* What needs to be done *
Copy each line in the data that includes the word "this".

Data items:
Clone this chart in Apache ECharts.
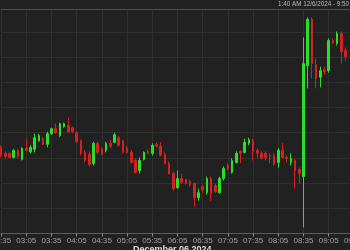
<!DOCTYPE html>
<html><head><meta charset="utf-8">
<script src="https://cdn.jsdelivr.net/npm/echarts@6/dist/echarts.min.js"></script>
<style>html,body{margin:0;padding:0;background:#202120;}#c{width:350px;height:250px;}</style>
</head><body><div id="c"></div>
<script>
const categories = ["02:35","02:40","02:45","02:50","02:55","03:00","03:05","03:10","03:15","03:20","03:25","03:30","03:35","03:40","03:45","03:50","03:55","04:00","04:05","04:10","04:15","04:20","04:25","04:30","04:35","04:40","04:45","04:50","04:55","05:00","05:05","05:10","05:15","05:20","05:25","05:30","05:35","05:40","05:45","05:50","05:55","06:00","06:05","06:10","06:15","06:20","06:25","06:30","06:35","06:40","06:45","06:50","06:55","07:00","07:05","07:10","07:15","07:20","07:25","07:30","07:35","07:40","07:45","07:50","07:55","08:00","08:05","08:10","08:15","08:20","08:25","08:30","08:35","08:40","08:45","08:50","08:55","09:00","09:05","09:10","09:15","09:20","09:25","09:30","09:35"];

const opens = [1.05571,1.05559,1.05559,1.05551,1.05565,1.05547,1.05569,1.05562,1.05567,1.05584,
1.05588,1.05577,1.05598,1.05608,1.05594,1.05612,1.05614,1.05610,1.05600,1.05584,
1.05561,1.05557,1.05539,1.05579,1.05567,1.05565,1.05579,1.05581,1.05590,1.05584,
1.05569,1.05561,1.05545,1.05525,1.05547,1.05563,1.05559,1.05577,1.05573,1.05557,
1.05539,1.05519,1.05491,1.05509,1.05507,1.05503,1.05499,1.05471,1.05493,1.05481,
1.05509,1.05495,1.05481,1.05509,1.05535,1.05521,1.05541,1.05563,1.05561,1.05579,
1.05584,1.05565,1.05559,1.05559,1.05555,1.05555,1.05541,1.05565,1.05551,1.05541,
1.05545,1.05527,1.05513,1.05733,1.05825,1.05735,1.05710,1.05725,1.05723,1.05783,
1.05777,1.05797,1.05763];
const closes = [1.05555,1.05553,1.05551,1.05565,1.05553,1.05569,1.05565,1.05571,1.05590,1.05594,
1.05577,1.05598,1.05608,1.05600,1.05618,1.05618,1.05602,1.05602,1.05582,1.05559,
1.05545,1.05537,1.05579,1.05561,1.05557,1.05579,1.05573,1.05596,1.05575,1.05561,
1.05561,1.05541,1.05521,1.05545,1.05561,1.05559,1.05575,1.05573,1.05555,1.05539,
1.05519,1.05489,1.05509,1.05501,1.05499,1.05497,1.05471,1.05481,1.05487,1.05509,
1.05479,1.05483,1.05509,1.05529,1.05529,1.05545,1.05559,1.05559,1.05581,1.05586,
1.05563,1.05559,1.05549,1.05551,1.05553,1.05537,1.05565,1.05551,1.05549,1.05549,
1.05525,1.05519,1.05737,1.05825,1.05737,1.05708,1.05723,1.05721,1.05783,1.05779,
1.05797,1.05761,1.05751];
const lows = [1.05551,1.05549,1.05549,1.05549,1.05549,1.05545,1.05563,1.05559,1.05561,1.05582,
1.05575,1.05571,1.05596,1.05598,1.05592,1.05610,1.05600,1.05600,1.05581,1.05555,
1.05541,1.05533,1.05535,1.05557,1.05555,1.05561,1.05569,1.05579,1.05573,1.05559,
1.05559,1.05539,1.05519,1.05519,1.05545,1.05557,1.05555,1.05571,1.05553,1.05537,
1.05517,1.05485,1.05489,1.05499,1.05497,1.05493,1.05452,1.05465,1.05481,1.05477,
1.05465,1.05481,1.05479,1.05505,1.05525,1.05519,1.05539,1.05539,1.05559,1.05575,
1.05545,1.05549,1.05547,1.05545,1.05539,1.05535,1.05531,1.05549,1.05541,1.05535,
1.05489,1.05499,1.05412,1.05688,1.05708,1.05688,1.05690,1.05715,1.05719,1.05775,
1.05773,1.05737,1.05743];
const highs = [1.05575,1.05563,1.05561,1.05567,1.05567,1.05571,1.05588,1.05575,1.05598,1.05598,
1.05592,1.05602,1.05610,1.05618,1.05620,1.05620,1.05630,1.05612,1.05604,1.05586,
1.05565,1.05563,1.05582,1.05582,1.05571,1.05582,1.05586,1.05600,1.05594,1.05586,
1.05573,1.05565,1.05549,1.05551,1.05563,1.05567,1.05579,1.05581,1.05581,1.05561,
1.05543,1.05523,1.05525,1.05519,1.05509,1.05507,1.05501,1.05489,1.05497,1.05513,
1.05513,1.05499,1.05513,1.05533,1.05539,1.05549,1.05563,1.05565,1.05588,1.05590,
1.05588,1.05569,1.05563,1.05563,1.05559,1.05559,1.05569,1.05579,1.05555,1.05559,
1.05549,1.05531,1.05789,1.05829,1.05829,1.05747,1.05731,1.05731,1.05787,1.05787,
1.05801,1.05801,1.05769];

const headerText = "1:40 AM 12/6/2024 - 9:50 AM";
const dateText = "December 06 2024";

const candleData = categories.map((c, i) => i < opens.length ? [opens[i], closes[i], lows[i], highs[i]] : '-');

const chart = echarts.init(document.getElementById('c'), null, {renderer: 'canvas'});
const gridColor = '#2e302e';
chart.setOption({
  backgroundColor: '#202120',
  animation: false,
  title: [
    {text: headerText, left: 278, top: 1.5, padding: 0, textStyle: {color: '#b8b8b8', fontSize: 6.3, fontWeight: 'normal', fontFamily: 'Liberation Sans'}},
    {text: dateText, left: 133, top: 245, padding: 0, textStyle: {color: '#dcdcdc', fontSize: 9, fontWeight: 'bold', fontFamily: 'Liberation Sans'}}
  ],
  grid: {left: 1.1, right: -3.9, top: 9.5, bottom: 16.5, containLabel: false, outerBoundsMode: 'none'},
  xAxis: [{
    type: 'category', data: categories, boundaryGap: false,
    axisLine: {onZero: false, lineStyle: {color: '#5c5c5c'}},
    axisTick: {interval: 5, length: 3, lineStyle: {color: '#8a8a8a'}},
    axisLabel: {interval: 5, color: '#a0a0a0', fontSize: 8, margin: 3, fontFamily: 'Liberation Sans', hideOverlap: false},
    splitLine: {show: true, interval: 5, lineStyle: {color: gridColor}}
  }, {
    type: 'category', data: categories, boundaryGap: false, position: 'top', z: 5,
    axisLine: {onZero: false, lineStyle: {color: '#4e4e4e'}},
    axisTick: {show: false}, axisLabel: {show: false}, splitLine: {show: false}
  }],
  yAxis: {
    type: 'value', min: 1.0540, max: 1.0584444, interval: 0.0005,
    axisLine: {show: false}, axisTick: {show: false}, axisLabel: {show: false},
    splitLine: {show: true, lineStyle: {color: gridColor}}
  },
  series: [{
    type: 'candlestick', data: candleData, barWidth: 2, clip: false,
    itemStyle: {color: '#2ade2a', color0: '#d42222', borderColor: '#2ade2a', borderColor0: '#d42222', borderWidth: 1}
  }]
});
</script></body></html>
==
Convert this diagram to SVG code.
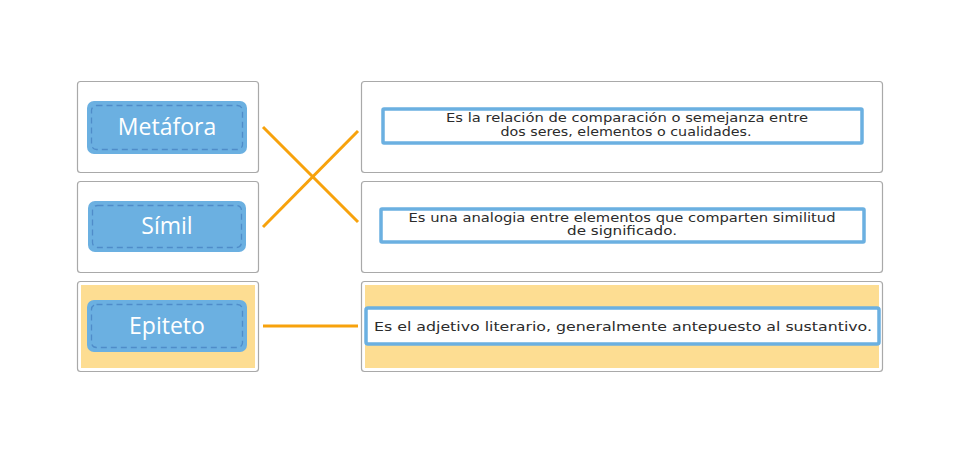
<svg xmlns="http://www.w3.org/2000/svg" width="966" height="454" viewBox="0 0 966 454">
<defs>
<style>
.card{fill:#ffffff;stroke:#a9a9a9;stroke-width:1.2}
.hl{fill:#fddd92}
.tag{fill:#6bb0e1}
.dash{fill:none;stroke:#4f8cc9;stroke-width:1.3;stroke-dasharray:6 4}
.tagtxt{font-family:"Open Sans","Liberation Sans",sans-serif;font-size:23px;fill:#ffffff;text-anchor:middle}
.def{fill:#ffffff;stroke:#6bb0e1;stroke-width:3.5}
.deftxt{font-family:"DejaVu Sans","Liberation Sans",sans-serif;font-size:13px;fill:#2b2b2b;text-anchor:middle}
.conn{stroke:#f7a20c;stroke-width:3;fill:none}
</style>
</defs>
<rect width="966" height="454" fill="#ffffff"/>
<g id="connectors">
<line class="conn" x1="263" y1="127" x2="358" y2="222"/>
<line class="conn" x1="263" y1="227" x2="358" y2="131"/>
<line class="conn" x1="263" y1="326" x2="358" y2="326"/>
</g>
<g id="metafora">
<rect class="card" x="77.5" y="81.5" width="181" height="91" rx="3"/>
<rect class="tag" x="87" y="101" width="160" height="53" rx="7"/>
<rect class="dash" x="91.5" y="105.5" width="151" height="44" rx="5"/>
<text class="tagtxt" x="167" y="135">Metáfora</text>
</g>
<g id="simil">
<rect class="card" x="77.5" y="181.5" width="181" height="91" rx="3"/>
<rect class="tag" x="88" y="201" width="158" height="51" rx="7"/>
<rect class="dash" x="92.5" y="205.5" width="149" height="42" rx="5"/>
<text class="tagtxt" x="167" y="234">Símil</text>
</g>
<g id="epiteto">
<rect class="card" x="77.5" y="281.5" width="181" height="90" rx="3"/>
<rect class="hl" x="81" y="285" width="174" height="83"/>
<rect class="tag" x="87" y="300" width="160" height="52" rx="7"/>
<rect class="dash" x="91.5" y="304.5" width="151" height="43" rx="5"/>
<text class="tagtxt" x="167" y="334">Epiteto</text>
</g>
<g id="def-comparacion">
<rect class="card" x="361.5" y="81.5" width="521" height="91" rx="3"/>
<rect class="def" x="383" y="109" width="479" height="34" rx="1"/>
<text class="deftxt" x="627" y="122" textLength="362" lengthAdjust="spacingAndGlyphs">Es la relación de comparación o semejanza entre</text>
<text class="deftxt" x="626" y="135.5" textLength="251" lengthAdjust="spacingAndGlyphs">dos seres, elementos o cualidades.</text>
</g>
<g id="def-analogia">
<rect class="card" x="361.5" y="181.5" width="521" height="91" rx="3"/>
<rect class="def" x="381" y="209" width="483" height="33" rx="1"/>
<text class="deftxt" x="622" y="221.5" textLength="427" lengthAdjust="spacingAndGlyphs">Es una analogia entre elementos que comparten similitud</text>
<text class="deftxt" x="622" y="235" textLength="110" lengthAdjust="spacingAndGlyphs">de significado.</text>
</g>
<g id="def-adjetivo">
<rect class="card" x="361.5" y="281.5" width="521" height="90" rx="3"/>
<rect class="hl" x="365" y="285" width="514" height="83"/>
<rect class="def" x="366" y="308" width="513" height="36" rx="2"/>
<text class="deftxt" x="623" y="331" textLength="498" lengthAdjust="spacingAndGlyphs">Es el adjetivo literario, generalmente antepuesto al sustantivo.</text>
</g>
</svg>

* Task answer *
Clone this chart in Apache ECharts.
Convert this diagram to SVG code.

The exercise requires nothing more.